GIVEN REQUEST: Copy nothing but the part that opens with the line containing "Recreate this image" and closes with the line containing "const xPos = 2.5". Do not include pictures.

RECORDS FOR THIS TASK:
>>>
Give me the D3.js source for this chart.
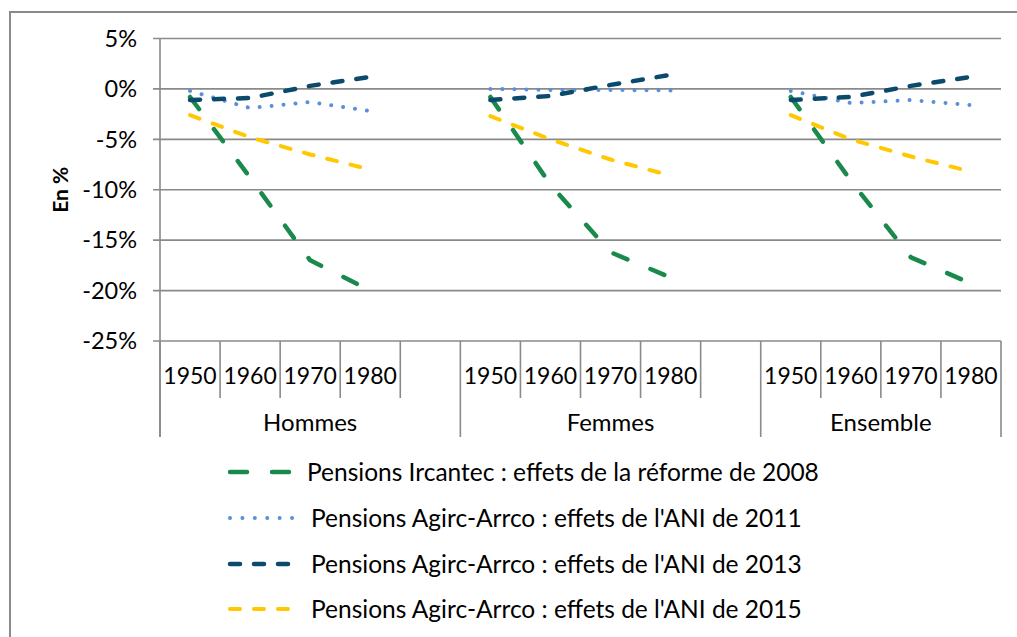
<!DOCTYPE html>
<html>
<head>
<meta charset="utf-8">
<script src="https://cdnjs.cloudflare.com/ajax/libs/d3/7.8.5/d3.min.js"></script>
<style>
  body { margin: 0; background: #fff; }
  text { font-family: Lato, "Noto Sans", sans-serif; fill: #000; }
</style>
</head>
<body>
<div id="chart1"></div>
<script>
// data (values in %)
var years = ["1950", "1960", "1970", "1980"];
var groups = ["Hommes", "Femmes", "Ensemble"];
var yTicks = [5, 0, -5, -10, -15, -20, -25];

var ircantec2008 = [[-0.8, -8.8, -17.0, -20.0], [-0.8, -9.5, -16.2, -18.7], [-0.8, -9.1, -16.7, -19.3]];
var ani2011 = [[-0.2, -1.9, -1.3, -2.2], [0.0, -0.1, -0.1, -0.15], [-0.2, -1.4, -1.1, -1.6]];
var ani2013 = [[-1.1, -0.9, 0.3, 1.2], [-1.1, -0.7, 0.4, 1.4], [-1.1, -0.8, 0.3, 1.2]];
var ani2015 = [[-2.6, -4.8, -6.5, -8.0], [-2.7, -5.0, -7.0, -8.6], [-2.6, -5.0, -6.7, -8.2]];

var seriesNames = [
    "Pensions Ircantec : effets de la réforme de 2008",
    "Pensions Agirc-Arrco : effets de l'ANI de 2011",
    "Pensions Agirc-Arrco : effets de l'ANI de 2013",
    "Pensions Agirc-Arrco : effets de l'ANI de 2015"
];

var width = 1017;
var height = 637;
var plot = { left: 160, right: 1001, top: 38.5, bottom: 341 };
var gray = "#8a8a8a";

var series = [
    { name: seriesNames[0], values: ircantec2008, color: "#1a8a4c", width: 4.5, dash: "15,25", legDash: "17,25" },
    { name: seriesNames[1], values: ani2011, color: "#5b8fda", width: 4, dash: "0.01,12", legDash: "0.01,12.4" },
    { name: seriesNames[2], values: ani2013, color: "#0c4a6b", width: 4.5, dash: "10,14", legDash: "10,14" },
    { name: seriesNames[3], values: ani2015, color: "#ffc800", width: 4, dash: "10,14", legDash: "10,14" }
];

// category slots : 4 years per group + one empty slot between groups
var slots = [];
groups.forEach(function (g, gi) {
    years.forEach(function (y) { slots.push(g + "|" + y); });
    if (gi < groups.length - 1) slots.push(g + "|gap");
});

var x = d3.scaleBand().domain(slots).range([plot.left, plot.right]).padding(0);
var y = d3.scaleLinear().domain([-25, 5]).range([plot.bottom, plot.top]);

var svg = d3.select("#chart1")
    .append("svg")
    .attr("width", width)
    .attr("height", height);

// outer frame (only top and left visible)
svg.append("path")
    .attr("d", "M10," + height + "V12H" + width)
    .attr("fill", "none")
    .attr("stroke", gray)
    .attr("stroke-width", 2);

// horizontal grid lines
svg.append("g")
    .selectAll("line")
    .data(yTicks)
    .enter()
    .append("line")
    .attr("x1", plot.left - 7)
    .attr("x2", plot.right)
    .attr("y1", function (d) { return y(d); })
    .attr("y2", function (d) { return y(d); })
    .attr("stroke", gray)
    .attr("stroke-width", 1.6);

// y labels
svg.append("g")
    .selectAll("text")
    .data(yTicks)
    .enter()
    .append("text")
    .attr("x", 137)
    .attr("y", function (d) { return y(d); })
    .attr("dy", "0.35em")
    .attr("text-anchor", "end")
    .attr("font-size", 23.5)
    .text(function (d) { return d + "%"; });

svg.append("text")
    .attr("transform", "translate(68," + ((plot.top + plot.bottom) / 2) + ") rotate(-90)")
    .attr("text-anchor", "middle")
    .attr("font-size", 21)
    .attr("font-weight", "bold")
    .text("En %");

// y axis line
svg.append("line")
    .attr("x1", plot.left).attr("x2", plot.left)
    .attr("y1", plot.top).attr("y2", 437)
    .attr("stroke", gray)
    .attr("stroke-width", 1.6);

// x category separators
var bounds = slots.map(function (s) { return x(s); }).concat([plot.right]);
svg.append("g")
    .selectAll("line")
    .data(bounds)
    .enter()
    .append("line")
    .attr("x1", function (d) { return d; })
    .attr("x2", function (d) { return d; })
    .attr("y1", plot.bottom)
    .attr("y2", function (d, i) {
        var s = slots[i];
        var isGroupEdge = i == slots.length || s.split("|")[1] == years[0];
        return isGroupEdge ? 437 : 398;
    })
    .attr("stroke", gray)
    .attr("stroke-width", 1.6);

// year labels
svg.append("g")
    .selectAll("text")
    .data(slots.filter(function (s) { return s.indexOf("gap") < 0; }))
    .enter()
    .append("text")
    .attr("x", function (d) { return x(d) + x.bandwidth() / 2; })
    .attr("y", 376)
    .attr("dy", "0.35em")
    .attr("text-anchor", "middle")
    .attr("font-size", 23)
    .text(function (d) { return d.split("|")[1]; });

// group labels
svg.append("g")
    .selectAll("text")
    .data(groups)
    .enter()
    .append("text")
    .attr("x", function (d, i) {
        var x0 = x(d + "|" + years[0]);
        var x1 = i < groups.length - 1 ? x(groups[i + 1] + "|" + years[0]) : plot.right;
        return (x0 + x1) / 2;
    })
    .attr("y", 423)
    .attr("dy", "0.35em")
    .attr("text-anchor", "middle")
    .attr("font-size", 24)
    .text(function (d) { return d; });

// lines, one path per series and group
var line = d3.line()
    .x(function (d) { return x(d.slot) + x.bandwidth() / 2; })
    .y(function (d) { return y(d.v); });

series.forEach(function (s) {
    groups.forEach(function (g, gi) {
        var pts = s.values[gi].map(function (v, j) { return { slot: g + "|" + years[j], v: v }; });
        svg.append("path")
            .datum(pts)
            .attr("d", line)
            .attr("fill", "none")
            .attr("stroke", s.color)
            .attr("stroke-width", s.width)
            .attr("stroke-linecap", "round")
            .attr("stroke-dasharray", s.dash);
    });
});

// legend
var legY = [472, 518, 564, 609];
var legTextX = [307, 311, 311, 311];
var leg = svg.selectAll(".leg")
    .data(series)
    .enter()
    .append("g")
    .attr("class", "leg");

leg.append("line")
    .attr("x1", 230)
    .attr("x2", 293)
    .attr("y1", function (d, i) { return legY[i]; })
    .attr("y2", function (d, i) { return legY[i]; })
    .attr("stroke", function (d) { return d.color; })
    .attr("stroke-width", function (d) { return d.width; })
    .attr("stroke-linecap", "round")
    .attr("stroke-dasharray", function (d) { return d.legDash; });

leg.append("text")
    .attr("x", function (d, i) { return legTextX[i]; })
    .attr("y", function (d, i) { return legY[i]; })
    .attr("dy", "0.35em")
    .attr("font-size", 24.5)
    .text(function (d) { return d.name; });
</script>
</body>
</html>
<<<
>>>
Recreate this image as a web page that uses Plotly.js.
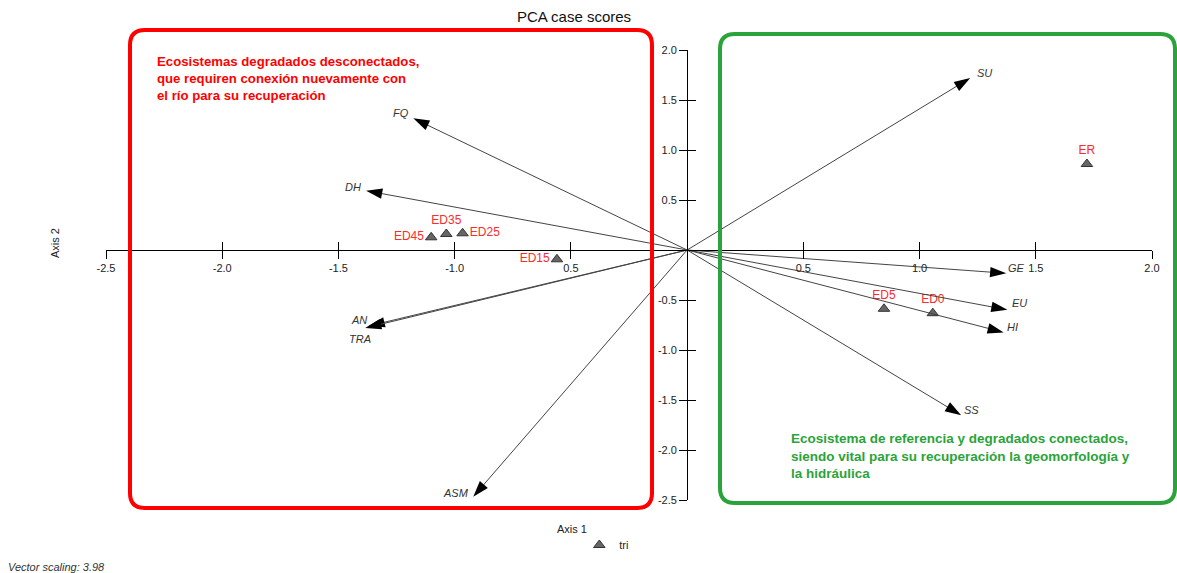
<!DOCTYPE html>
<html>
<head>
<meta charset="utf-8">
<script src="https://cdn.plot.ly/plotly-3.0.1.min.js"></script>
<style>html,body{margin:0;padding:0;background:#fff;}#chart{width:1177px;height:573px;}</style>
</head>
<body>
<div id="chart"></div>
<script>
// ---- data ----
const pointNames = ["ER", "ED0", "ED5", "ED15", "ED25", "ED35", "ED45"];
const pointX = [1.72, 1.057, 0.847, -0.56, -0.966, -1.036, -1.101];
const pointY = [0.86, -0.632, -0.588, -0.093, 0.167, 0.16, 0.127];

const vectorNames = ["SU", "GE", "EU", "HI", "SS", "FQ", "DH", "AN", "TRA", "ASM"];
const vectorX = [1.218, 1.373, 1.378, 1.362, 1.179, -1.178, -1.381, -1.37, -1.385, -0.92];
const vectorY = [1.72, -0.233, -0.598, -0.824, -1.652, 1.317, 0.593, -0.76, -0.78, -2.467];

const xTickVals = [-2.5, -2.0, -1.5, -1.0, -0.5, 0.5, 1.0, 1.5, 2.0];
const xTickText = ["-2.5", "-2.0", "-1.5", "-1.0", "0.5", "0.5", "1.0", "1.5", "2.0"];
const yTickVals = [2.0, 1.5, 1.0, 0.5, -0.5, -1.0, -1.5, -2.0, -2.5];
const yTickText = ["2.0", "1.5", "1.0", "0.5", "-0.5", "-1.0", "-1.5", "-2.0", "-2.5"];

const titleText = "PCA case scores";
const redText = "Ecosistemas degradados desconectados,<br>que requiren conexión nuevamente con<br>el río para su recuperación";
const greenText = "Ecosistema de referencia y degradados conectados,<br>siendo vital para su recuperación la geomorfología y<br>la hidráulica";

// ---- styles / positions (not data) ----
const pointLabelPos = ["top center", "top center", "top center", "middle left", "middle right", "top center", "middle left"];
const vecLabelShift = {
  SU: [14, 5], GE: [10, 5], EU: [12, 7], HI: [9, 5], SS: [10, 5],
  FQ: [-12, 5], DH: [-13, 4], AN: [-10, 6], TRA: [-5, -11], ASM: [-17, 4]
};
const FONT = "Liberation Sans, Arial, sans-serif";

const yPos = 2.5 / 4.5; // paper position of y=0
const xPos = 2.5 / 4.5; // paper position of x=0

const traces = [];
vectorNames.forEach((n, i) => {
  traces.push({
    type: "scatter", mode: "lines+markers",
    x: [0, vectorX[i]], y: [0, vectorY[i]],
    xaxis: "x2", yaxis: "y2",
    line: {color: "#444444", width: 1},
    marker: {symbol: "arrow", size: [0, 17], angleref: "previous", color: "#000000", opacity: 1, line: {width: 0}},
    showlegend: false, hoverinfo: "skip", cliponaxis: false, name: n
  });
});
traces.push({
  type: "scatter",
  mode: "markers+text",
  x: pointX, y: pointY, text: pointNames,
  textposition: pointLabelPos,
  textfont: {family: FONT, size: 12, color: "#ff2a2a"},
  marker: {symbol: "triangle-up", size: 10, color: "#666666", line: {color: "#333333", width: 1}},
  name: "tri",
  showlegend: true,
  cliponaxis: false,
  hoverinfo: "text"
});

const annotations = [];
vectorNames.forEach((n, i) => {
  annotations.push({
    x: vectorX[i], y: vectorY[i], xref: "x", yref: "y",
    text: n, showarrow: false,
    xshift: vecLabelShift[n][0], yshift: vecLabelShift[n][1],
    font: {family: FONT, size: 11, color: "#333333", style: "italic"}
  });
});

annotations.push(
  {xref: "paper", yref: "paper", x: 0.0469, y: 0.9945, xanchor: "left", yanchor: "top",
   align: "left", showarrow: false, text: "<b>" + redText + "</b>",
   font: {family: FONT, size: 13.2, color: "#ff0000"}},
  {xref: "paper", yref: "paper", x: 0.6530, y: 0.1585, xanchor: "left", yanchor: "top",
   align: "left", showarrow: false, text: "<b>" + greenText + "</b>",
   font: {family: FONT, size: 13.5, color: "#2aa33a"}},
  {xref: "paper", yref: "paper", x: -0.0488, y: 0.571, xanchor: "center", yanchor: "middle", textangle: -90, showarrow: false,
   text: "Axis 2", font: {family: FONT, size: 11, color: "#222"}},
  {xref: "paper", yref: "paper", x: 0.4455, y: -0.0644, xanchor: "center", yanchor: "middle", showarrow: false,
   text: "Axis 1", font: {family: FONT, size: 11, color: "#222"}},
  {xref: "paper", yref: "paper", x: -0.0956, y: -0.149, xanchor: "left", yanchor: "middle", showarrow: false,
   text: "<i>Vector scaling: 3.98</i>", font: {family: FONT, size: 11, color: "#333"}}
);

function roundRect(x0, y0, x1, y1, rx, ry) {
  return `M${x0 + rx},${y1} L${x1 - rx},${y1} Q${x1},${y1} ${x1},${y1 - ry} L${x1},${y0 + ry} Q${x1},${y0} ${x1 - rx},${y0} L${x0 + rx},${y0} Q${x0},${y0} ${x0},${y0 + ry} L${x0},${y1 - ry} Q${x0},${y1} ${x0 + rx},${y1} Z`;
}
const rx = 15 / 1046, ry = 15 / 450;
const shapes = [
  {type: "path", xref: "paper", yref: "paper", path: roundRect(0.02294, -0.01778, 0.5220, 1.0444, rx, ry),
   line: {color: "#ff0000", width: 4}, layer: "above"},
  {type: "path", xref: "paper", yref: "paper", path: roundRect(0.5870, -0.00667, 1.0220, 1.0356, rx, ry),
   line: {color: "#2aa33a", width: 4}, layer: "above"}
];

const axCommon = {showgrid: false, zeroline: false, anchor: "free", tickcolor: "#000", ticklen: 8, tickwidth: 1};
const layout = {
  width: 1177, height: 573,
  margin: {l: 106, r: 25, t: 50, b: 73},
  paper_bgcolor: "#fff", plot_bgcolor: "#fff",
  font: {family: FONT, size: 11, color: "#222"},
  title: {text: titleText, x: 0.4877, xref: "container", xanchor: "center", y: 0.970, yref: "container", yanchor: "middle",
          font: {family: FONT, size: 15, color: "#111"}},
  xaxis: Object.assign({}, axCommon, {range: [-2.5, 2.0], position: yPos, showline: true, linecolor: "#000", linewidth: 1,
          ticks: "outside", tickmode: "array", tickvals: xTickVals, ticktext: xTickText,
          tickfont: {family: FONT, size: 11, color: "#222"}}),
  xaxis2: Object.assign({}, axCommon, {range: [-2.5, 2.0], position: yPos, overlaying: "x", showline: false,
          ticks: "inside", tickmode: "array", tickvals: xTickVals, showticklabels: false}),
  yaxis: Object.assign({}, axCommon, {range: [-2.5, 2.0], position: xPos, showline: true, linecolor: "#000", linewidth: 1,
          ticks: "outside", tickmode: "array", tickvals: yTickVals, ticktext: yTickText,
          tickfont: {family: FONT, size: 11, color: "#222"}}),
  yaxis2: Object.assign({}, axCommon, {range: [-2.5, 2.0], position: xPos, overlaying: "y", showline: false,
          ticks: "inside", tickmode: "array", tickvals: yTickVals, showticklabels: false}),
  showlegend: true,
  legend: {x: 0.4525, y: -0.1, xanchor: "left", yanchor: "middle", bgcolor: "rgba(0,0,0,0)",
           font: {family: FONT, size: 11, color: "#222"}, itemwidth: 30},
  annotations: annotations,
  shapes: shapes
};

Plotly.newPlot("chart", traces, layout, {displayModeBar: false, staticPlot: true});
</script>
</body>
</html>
<<<
>>>
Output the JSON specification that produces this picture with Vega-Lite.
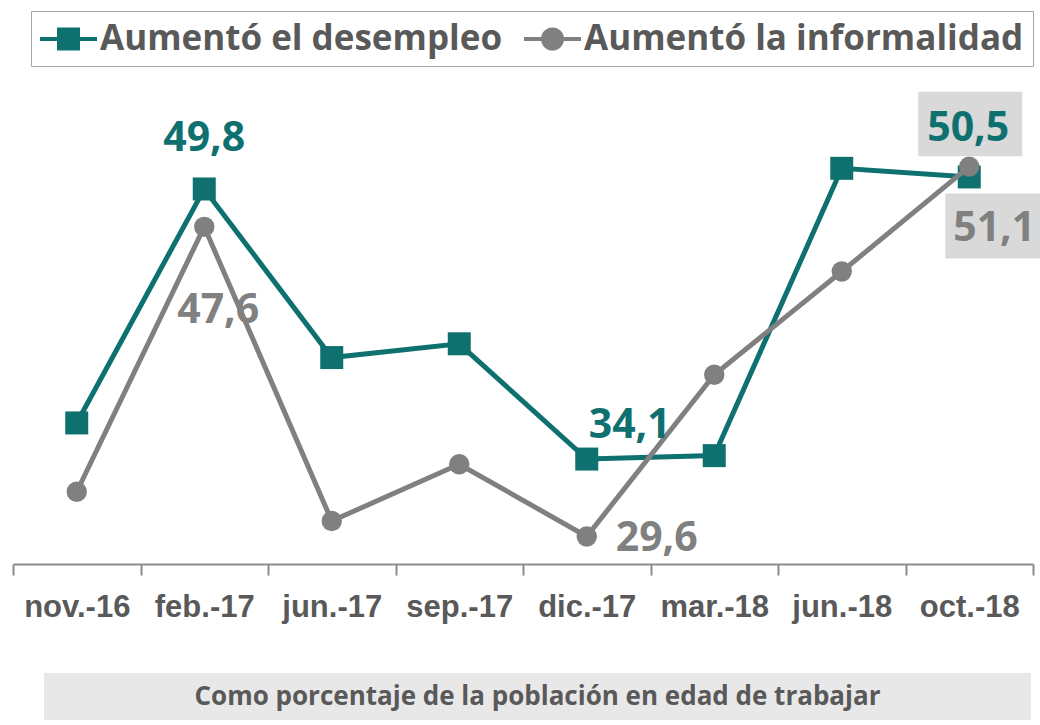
<<<
COMPLETE ANSWER:
Recreate this image as a web page that uses Plotly.js.
<!DOCTYPE html>
<html>
<head>
<meta charset="utf-8">
<script src="https://cdn.plot.ly/plotly-3.0.1.min.js"></script>
<style>html,body{margin:0;padding:0;background:#fff;}#chart{width:1177px;height:573px;}</style>
</head>
<body>
<div id="chart"></div>
<script>
// ---- data ----
const pointNames = ["ER", "ED0", "ED5", "ED15", "ED25", "ED35", "ED45"];
const pointX = [1.72, 1.057, 0.847, -0.56, -0.966, -1.036, -1.101];
const pointY = [0.86, -0.632, -0.588, -0.093, 0.167, 0.16, 0.127];

const vectorNames = ["SU", "GE", "EU", "HI", "SS", "FQ", "DH", "AN", "TRA", "ASM"];
const vectorX = [1.218, 1.373, 1.378, 1.362, 1.179, -1.178, -1.381, -1.37, -1.385, -0.92];
const vectorY = [1.72, -0.233, -0.598, -0.824, -1.652, 1.317, 0.593, -0.76, -0.78, -2.467];

const xTickVals = [-2.5, -2.0, -1.5, -1.0, -0.5, 0.5, 1.0, 1.5, 2.0];
const xTickText = ["-2.5", "-2.0", "-1.5", "-1.0", "0.5", "0.5", "1.0", "1.5", "2.0"];
const yTickVals = [2.0, 1.5, 1.0, 0.5, -0.5, -1.0, -1.5, -2.0, -2.5];
const yTickText = ["2.0", "1.5", "1.0", "0.5", "-0.5", "-1.0", "-1.5", "-2.0", "-2.5"];

const titleText = "PCA case scores";
const redText = "Ecosistemas degradados desconectados,<br>que requiren conexión nuevamente con<br>el río para su recuperación";
const greenText = "Ecosistema de referencia y degradados conectados,<br>siendo vital para su recuperación la geomorfología y<br>la hidráulica";

// ---- styles / positions (not data) ----
const pointLabelPos = ["top center", "top center", "top center", "middle left", "middle right", "top center", "middle left"];
const vecLabelShift = {
  SU: [14, 5], GE: [10, 5], EU: [12, 7], HI: [9, 5], SS: [10, 5],
  FQ: [-12, 5], DH: [-13, 4], AN: [-10, 6], TRA: [-5, -11], ASM: [-17, 4]
};
const FONT = "Liberation Sans, Arial, sans-serif";

const yPos = 2.5 / 4.5; // paper position of y=0
const xPos = 2.5 / 4.5; // paper position of x=0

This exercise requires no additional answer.